Even advertising in the cookbooks promoted women's independence. After women won the vote in 1920, the "Virginia Cookery Book," published by the Virginia League of Women Voters in 1921, featured an ad for Mass. Mutual Life Insurance Co. It reads, "You have been fighting many years to secure Equal Rights. This company gives you Equal Rates!" Women ran ads too, offering to teach piano or make millinery and corsets.

Charity cookbooks also benefited the temperance movement. Explaining women's interest in that cause, Langone says, "They felt those most hurt by drunkenness were women and children."

For Merinda Hensley, a librarian at the University of Illinois in Urbana-Champaign, interest in the genre began when she was a graduate student. The university had received a donation of 6,000 cookbooks. As she went through the boxes, she realized that the most interesting were community cookbooks.

When community cookbooks – another term for charity cookbooks – began in the 1860s, women "had no political power and very little power in the home," Ms. Hensley notes. "But they took what they knew, which was cooking, and raised money, which was power, and turned that back into their communities for things that were important to them."

One bibliography of charity cookbooks that were published before 1916 lists almost 3,000 titles. "Three-fourths of those are known around the country as having one copy only," Longone says. "It shows how scarce they are. Very early ones are very expensive now. Some go for $3,000."

Earlier works are especially fragile. "Because they're published in very small numbers, on very cheap paper, with cheap bindings, they degrade very easily," Hensley says.

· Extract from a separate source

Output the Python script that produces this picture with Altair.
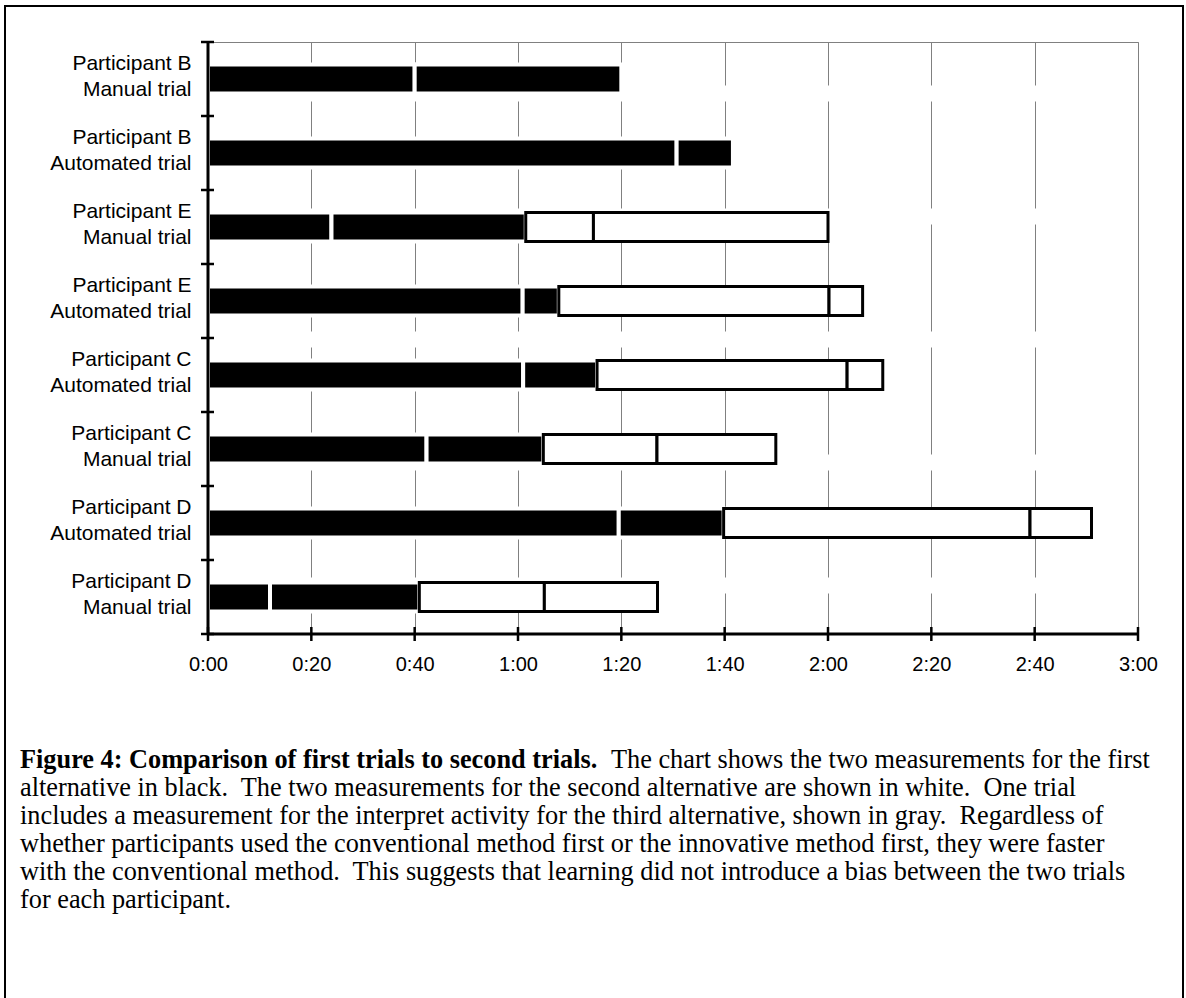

Two early volumes have remained in print for more than a century. "The Settlement Cookbook" was published in 1901 by the Jewish Settlement House in Milwaukee. Since then it has gone through four revisions, 34 printings, and 2 million copies. "For 75 years every charity in Milwaukee received financial aid from selling this book," Longone says.

"The Buckeye Cookbook," published in 1876, is still in print as well.

Longone ranks "The National Cookery Book," written for the 1876 World's Fair in Philadelphia, as her favorite charity volume. "It was the first national cookbook for America," she says.

Recipes – or "receipts," as some books call them – can feature quirky names, such as Rinktum Diddy, Mother's Election Cake, Kiss Pudding, and Newburyport Housekeeper's Way to Glorify Cold Mutton. Early books also offer household tips. One suffrage cookbook tells how to "Destroy Ants, Preserve the Complexion, and Cleanse Soiled Ribbons and Laces."

Today, half a dozen companies and schools help groups make their books more professional. There's even an annual competition, the Tabasco Community Cookbook Awards, honoring cookbooks published by nonprofit groups.

"Many books used to be mimeographed recipes compiled in the church basement," says Jan Hazard, a former food editor who serves as a judge for the awards. "Now some look like coffee-table books, they're so pretty."

Praising the role charity cookbooks play in chronicling and preserving local culinary traditions, Hensley says, "It's a window to our past. Politically, women have contributed to our economy for over a century through these books. ... They used what they had to make the world a better place."